*DATA LINES*.
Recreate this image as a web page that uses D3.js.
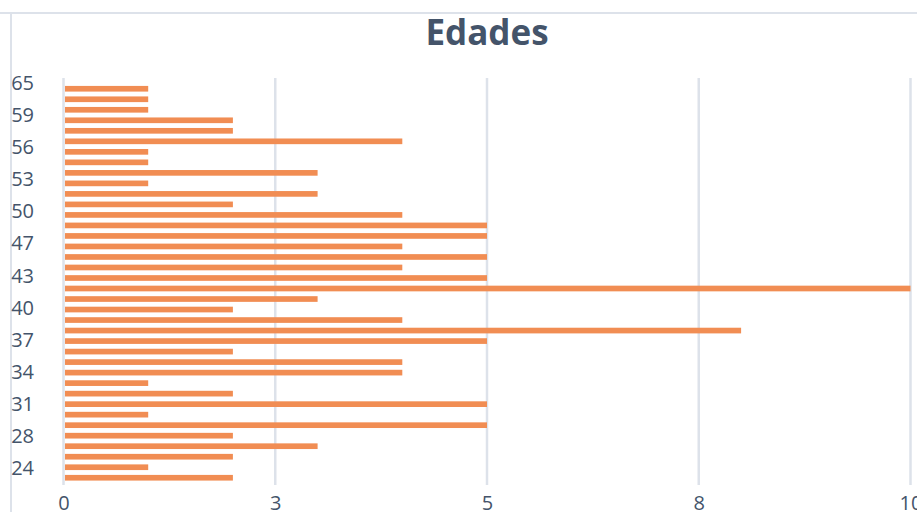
<!DOCTYPE html>
<html>
<head>
<meta charset="utf-8">
<script src="https://cdn.jsdelivr.net/npm/d3@7"></script>
<style>
  body { margin: 0; background: #fff; }
  svg { display: block; font-family: "Open Sans", sans-serif; }
</style>
</head>
<body>
<div id="chart"></div>
<script>
// ages (bottom to top, as Excel draws them) and how many people have each
const ages = ["23","24","25","26","28","29","30","31","32","33","34","35","36","37","38","39","40","41","42","43","44","45","47","48","49","50","51","52","53","54","55","56","57","58","59","60","62","65"];
const counts = [2,1,2,3,2,5,1,5,2,1,4,4,2,5,8,4,2,3,10,5,4,5,4,5,5,4,2,3,1,3,1,1,4,2,2,1,1,1];
// only every third age gets a label
const ageLabels = ["24","28","31","34","37","40","43","47","50","53","56","59","65"];
// x ticks - excel rounds 2.5 & 7.5 in the labels
const xTicks = [0, 2.5, 5, 7.5, 10];
const xTickLabels = ["0","3","5","8","10"];

const w = 917, h = 512;
const barColor = "#f18d53";
const gridColor = "#dde2ea";
const textColor = "#44546a";

const data = ages.map((a, i) => ({ age: a, n: counts[i] }));

const svg = d3.select("#chart").append("svg")
  .attr("width", w)
  .attr("height", h);

// chart border (only top & left visible in the crop)
svg.append("line")
  .attr("x1", 0).attr("x2", w).attr("y1", 13).attr("y2", 13)
  .attr("stroke", gridColor).attr("stroke-width", 2);
svg.append("line")
  .attr("x1", 11).attr("x2", 11).attr("y1", 13).attr("y2", h)
  .attr("stroke", gridColor).attr("stroke-width", 2);

// scales
const xScale = d3.scaleLinear().domain([0, 10]).range([63.5, 910.5]);
// axis labels sit on the full plot height
const yAxisScale = d3.scaleBand().domain(ages.slice().reverse()).range([78, 485]);
// bars
const yScale = d3.scaleBand().domain(ages.slice().reverse()).range([83.5, 483]).paddingInner(0.46).paddingOuter(0.23);

// gridlines
svg.append("g")
  .selectAll("line")
  .data(xTicks)
  .join("line")
  .attr("x1", d => xScale(d)).attr("x2", d => xScale(d))
  .attr("y1", 78).attr("y2", 485)
  .attr("stroke", gridColor).attr("stroke-width", 2.5);

// bars
svg.append("g")
  .selectAll("rect")
  .data(data)
  .join("rect")
  .attr("x", xScale(0) + 1.5)
  .attr("y", d => yScale(d.age))
  .attr("width", d => xScale(d.n) - xScale(0) - 1.5)
  .attr("height", yScale.bandwidth())
  .attr("fill", barColor);

// x axis
const xAxis = d3.axisBottom(xScale)
  .tickValues(xTicks)
  .tickFormat((d, i) => xTickLabels[i])
  .tickSize(0)
  .tickPadding(0);
const gx = svg.append("g")
  .attr("transform", "translate(0,496)")
  .call(xAxis);
gx.select(".domain").remove();
gx.selectAll("text")
  .attr("fill", textColor)
  .attr("font-size", "20px")
  .attr("font-family", "Open Sans, sans-serif");

// y axis
const yAxis = d3.axisLeft(yAxisScale)
  .tickValues(ageLabels)
  .tickSize(0)
  .tickPadding(0);
const gy = svg.append("g")
  .attr("transform", "translate(34,0)")
  .call(yAxis);
gy.select(".domain").remove();
gy.selectAll("text")
  .attr("fill", textColor)
  .attr("font-size", "20px")
  .attr("font-family", "Open Sans, sans-serif");

// title
svg.append("text")
  .attr("x", 487)
  .attr("y", 45)
  .attr("text-anchor", "middle")
  .attr("font-size", "35px")
  .attr("font-weight", "bold")
  .attr("fill", textColor)
  .text("Edades");
</script>
</body>
</html>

*WHAT YOU WILL DO*. All the lines above are to be given again exactly as they read, with the pictures removed.

*FINISHED ANSWER*.
Recreate this image as a web page that uses D3.js.
<!DOCTYPE html>
<html>
<head>
<meta charset="utf-8">
<script src="https://cdn.jsdelivr.net/npm/d3@7"></script>
<style>
  body { margin: 0; background: #fff; }
  svg { display: block; font-family: "Open Sans", sans-serif; }
</style>
</head>
<body>
<div id="chart"></div>
<script>
// ages (bottom to top, as Excel draws them) and how many people have each
const ages = ["23","24","25","26","28","29","30","31","32","33","34","35","36","37","38","39","40","41","42","43","44","45","47","48","49","50","51","52","53","54","55","56","57","58","59","60","62","65"];
const counts = [2,1,2,3,2,5,1,5,2,1,4,4,2,5,8,4,2,3,10,5,4,5,4,5,5,4,2,3,1,3,1,1,4,2,2,1,1,1];
// only every third age gets a label
const ageLabels = ["24","28","31","34","37","40","43","47","50","53","56","59","65"];
// x ticks - excel rounds 2.5 & 7.5 in the labels
const xTicks = [0, 2.5, 5, 7.5, 10];
const xTickLabels = ["0","3","5","8","10"];

const w = 917, h = 512;
const barColor = "#f18d53";
const gridColor = "#dde2ea";
const textColor = "#44546a";

const data = ages.map((a, i) => ({ age: a, n: counts[i] }));

const svg = d3.select("#chart").append("svg")
  .attr("width", w)
  .attr("height", h);

// chart border (only top & left visible in the crop)
svg.append("line")
  .attr("x1", 0).attr("x2", w).attr("y1", 13).attr("y2", 13)
  .attr("stroke", gridColor).attr("stroke-width", 2);
svg.append("line")
  .attr("x1", 11).attr("x2", 11).attr("y1", 13).attr("y2", h)
  .attr("stroke", gridColor).attr("stroke-width", 2);

// scales
const xScale = d3.scaleLinear().domain([0, 10]).range([63.5, 910.5]);
// axis labels sit on the full plot height
const yAxisScale = d3.scaleBand().domain(ages.slice().reverse()).range([78, 485]);
// bars
const yScale = d3.scaleBand().domain(ages.slice().reverse()).range([83.5, 483]).paddingInner(0.46).paddingOuter(0.23);

// gridlines
svg.append("g")
  .selectAll("line")
  .data(xTicks)
  .join("line")
  .attr("x1", d => xScale(d)).attr("x2", d => xScale(d))
  .attr("y1", 78).attr("y2", 485)
  .attr("stroke", gridColor).attr("stroke-width", 2.5);

// bars
svg.append("g")
  .selectAll("rect")
  .data(data)
  .join("rect")
  .attr("x", xScale(0) + 1.5)
  .attr("y", d => yScale(d.age))
  .attr("width", d => xScale(d.n) - xScale(0) - 1.5)
  .attr("height", yScale.bandwidth())
  .attr("fill", barColor);

// x axis
const xAxis = d3.axisBottom(xScale)
  .tickValues(xTicks)
  .tickFormat((d, i) => xTickLabels[i])
  .tickSize(0)
  .tickPadding(0);
const gx = svg.append("g")
  .attr("transform", "translate(0,496)")
  .call(xAxis);
gx.select(".domain").remove();
gx.selectAll("text")
  .attr("fill", textColor)
  .attr("font-size", "20px")
  .attr("font-family", "Open Sans, sans-serif");

// y axis
const yAxis = d3.axisLeft(yAxisScale)
  .tickValues(ageLabels)
  .tickSize(0)
  .tickPadding(0);
const gy = svg.append("g")
  .attr("transform", "translate(34,0)")
  .call(yAxis);
gy.select(".domain").remove();
gy.selectAll("text")
  .attr("fill", textColor)
  .attr("font-size", "20px")
  .attr("font-family", "Open Sans, sans-serif");

// title
svg.append("text")
  .attr("x", 487)
  .attr("y", 45)
  .attr("text-anchor", "middle")
  .attr("font-size", "35px")
  .attr("font-weight", "bold")
  .attr("fill", textColor)
  .text("Edades");
</script>
</body>
</html>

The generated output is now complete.